Coronavirus : sursis pour les faillites et exécutions forcées
Le 24 avril 2020 a été publié au Moniteur Belge un arrêté royal n° 15 qui instaure un moratoire temporaire durant lequel toute entreprise débitrice est en principe protégée contre les saisies conservatoires et exécutoires et toute déclaration en faillite (ou dissolution judiciaire). Cette mesure est également applicable aux entreprises à profit social, qui sont affectées par les conséquences de la pandémie de COVID-19.
Cet arrêté royal vient s’ajouter à la liste des mesures déjà prises par le gouvernement fédéral en matière économique : le report des dettes fiscales et sociales, le chômage temporaire, le report de paiement des crédits et les prêts bancaires garantis.
Grâce à cette mesures temporaire qui protège les entreprises mais qui ne déroge pas au principe de paiement des dettes, l’État entend d’une part octroyer un peu de répit aux entreprises en difficulté et d’autre part établir un « cessez-le feu » vu que toute entreprise se trouve à la fois dans une situation de débitrice et de créancière. En cela le législateur souhaite éviter un effet domino dont l’ampleur dépasserait les capacités de traitement des tribunaux d’entreprise. Ce moratoire temporaire devrait donner le temps nécessaire à la recherche de solutions.
Qui est protégé par ce sursis et pour combien de temps ?
L’article 1er précise que toutes les entreprises relevant du champ d'application du Livre XX du Code de droit économique (en ce compris les organisations sans but lucratif) bénéficient d'un sursis temporaire à partir de l'entrée en vigueur de l’arrêté, le 24 avril 2020, jusqu'au 17 juin 2020 inclus (prolongé par l'AR du 13 mai).
Sur la base de quels critères ?
Le régime s’applique à la double condition que la continuité de l’entreprise soit menacée par la pandémie de COVID-19 et ses suites et qu’elle n’était pas en état de cessation de paiement à la date du 18 mars 2020.

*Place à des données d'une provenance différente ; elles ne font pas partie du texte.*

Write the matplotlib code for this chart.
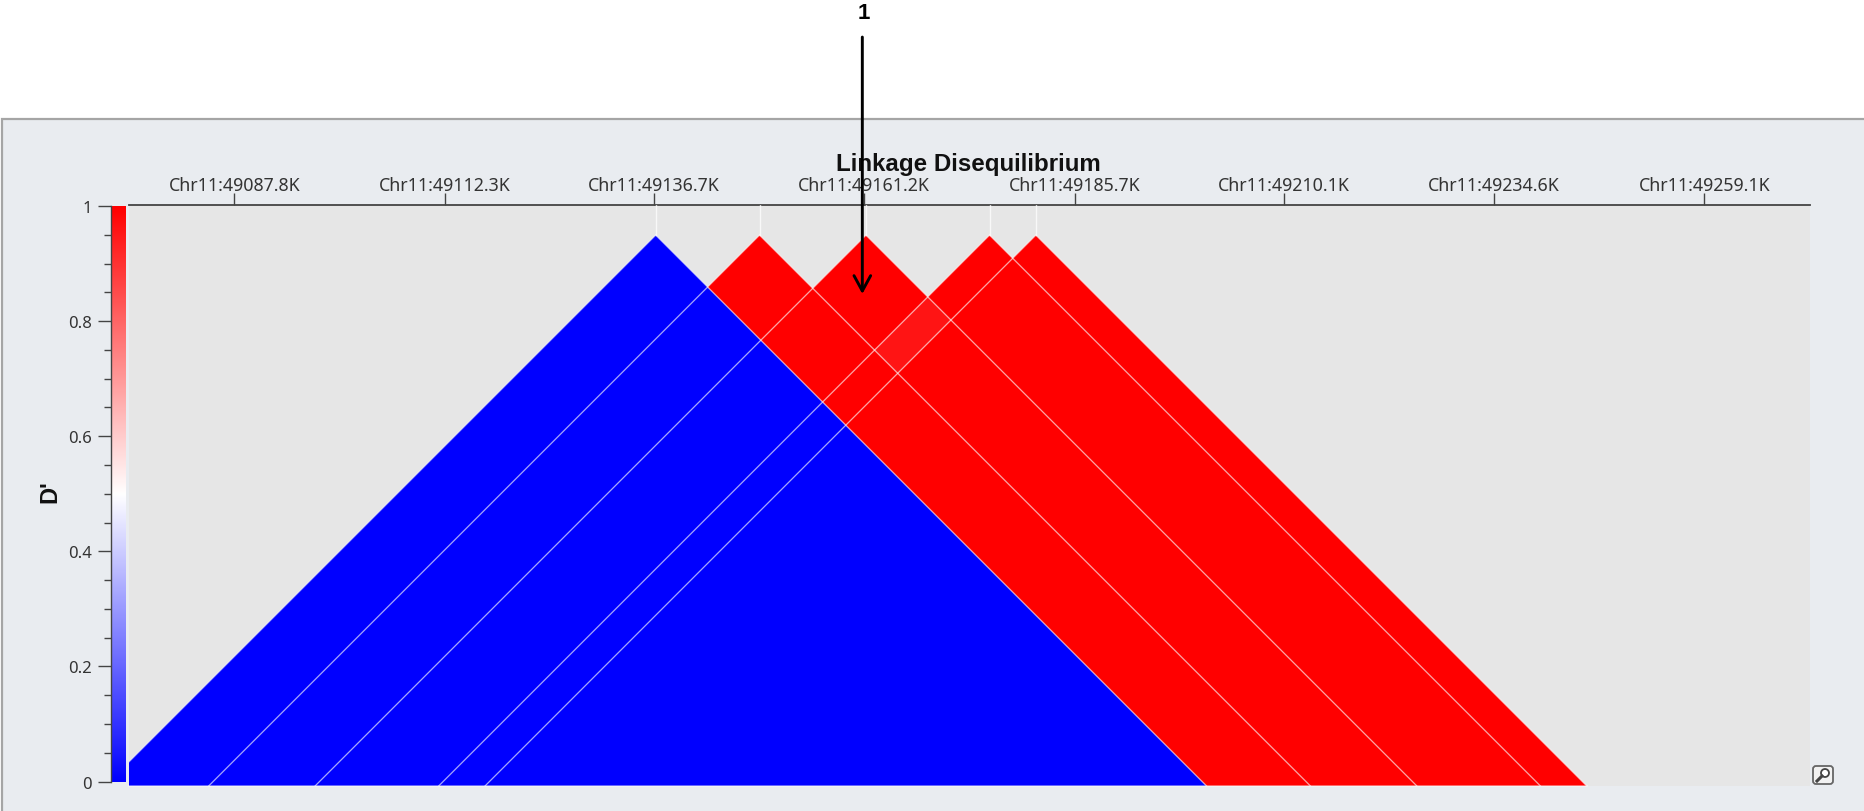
import numpy as np
import matplotlib
matplotlib.use('Agg')
import matplotlib.pyplot as plt
from matplotlib.collections import PolyCollection
from matplotlib.colors import LinearSegmentedColormap
from matplotlib.patches import Rectangle, FancyArrowPatch, FancyBboxPatch, Circle
from matplotlib.lines import Line2D

plt.rcParams['font.family'] = ['Noto Sans', 'DejaVu Sans']

W, H = 1865, 812
k = W / 1568  # layout was measured on the shrunk picture

# values
tick_pos = [49087.8, 49112.3, 49136.7, 49161.2, 49185.7, 49210.1, 49234.6, 49259.1]
tick_labels = ['Chr11:49087.8K', 'Chr11:49112.3K', 'Chr11:49136.7K', 'Chr11:49161.2K',
               'Chr11:49185.7K', 'Chr11:49210.1K', 'Chr11:49234.6K', 'Chr11:49259.1K']
snp_pos = [49136.9, 49149.0, 49161.4, 49175.8, 49181.2]
# D' per cell, rows = band left of each SNP, columns = band right of each SNP
dprime = [[0, 0, 0, 0, 0],
          [None, 1, 1, 1, 1],
          [None, None, 1, 0.96, 1],
          [None, None, None, 1, 1],
          [None, None, None, None, 1]]
cbar_ticks = [0, 0.2, 0.4, 0.6, 0.8, 1]
cbar_labels = ['0', '0.2', '0.4', '0.6', '0.8', '1']
cbar_minor = [0.05, 0.1, 0.15, 0.25, 0.3, 0.35, 0.45, 0.5, 0.55, 0.65, 0.7, 0.75, 0.85, 0.9, 0.95]


def fx(x):
    return x * k / W


def fy(y):
    return 1 - y * k / H


def box(x0, y0, x1, y1):
    return [fx(x0), fy(y1), fx(x1) - fx(x0), fy(y0) - fy(y1)]


fig = plt.figure(figsize=(W / 100, H / 100), dpi=100, facecolor='white')
fig.add_artist(Rectangle((fx(2), -0.01), 1.01, fy(101) + 0.01, transform=fig.transFigure,
                         facecolor='#E9ECF0', edgecolor='#A5A5A5', linewidth=1.6, zorder=-5))

# main plot, same scale on both axes so the cells stay at 45 degrees
ax = fig.add_axes(box(108.5, 173, 1522, 661.5))
px_per_kb = (1433 - 197) / (tick_pos[-1] - tick_pos[0])
ax.set_xlim(tick_pos[0] - 88.5 / px_per_kb, tick_pos[0] + 1325 / px_per_kb)
ax.set_ylim(463 / px_per_kb, -25.5 / px_per_kb)
ax.set_facecolor('#E6E6E6')

far = 2000
p_edges = [snp_pos[0] - far] + snp_pos
q_edges = snp_pos + [snp_pos[-1] + far]


def corner(p, q):
    return ((p + q) / 2, (q - p) / 2)


polys = []
vals = []
for i in range(5):
    for j in range(i, 5):
        polys.append([corner(p_edges[i], q_edges[j]), corner(p_edges[i + 1], q_edges[j]),
                      corner(p_edges[i + 1], q_edges[j + 1]), corner(p_edges[i], q_edges[j + 1])])
        vals.append(dprime[i][j])

ld_cmap = LinearSegmentedColormap.from_list('ld', ['#0000FF', '#FFFFFF', '#FF0000'])
cells = PolyCollection(polys, array=np.array(vals, dtype=float), cmap=ld_cmap, clim=(0, 1),
                       edgecolors='none', antialiased=True, zorder=2)
ax.add_collection(cells)

# white SNP lines
bottom = ax.get_ylim()[0]
top = ax.get_ylim()[1]
for s in snp_pos:
    ax.plot([s, s], [top, 0], color='white', lw=1.0, alpha=0.75, zorder=3)
    ax.plot([s, s - bottom], [0, bottom], color='white', lw=1.0, alpha=0.55, zorder=3)
    ax.plot([s, s + bottom], [0, bottom], color='white', lw=1.0, alpha=0.55, zorder=3)
ax.plot([ax.get_xlim()[0], snp_pos[-1] + bottom], [bottom, bottom], color='white', lw=1.2,
        alpha=0.5, zorder=3, clip_on=False)

for side in ['left', 'right', 'bottom']:
    ax.spines[side].set_visible(False)
ax.spines['top'].set_color('#444444')
ax.spines['top'].set_linewidth(1.3)
ax.set_yticks([])
ax.set_xticks(tick_pos)
ax.set_xticklabels(tick_labels, fontsize=12.8, color='#333333')
ax.tick_params(axis='x', top=True, labeltop=True, bottom=False, labelbottom=False,
               length=8.5, width=1, color='#444444', pad=-1)

# colour bar
cax = fig.add_axes(box(93, 174, 105.5, 658))
cax.imshow(np.linspace(1, 0, 256).reshape(-1, 1), cmap=ld_cmap, aspect='auto',
           extent=[0, 1, 0, 1], vmin=0, vmax=1)
for side in ['top', 'right', 'bottom']:
    cax.spines[side].set_visible(False)
cax.spines['left'].set_color('#444444')
cax.spines['left'].set_linewidth(1)
cax.set_xticks([])
cax.set_yticks(cbar_ticks)
cax.set_yticklabels(cbar_labels, fontsize=12, color='#333333')
cax.set_yticks(cbar_minor, minor=True)
cax.tick_params(axis='y', which='major', length=9.5, width=1, color='#444444', pad=4)
cax.tick_params(axis='y', which='minor', length=5, width=1, color='#444444')

fig.text(fx(42), fy(413), "D'", rotation=90, ha='center', va='center', fontsize=17,
         fontweight='bold', color='#111111', family='Liberation Sans')
fig.text(fx(814), fy(138), 'Linkage Disequilibrium', ha='center', va='center', fontsize=17.4,
         fontweight='bold', color='#111111', family='Liberation Sans')
fig.text(fx(726), fy(11), '1', ha='center', va='center', fontsize=16, fontweight='bold',
         color='black', family='Liberation Sans')

fig.add_artist(FancyArrowPatch((fx(725), fy(32)), (fx(725), fy(248)), transform=fig.transFigure,
                               arrowstyle='->,head_length=11,head_width=6', color='black',
                               linewidth=2.1, shrinkA=0, shrinkB=0, zorder=10))

# zoom button, bottom right
bx = fig.add_axes([1810.0 / W, 1 - 788.0 / H, 26.0 / W, 24.0 / H])
bx.set_xlim(0, 26)
bx.set_ylim(0, 24)
bx.axis('off')
bx.add_patch(FancyBboxPatch((3, 3), 20, 18, boxstyle='round,pad=0,rounding_size=3', facecolor='#F2F2F2',
                            edgecolor='#666666', linewidth=1.3))
bx.add_patch(Circle((15, 14), 4, facecolor='white', edgecolor='#444444', linewidth=1.3))
bx.add_line(Line2D([12, 7], [11, 6], color='#444444', linewidth=2.2))

fig.savefig('out.png', dpi=100)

Le président du tribunal de l’entreprise garde la possibilité de lever le sursis sur la base d’un rapport motivé et de critères objectifs. Toute partie intéressée peut par citation en faire la demande au président du tribunal de l’entreprise.
Que recouvre le moratoire ?
- Le sursis défini à l’alinéa 1 de l’article 1er concerne d'abord et surtout le recouvrement forcé de dettes et l'exécution forcée.
De telles actions ne sont pas possibles pendant la durée du sursis. Le sursis légal concerne toutes les dettes, qu'elles soient “anciennes” ou “nouvelles”, c'est-à-dire que la date à laquelle la dette est née ou est exigible n'a pas d'importance. La suspension de la saisie, de l'exécution, etc., s'applique également aux intérêts. Et les délais de paiement repris dans un plan de réorganisation sont prolongés d’une durée égale à celle du sursis.
Attention, il est important de rappeler que ce régime de sursis légal n'affecte pas l'obligation de paiement des dettes ; il ne s'agit pas de conférer aux débiteurs un droit de ne pas payer. De plus, ce régime n'est pas applicable aux contrats de travail.
- Le sursis protège également une entreprise d’une déclaration en faillite (ou dissolution judicaire) sur citation.
- Par ailleurs, l’article 2 suspend l’obligation pour une entreprise de faire aveu de faillite pendant la durée du sursis.
Quelles sont les exceptions ?
Une exception est faite pour les saisies conservatoires sur biens immobiliers, car cette forme de saisie n'a pas d'incidence sur la continuité de l'entreprise. La saisie immobilière exécutoire est également exclue car une telle procédure prend des mois et n'a en principe pas d'effet de surprise pour le débiteur.
Est-il encore possible de se mettre volontairement en faillite ?
Cette disposition ne déroge pas à la possibilité pour le débiteur de faire aveu de faillite sur base volontaire. Elle suspend seulement l’obligation de le faire.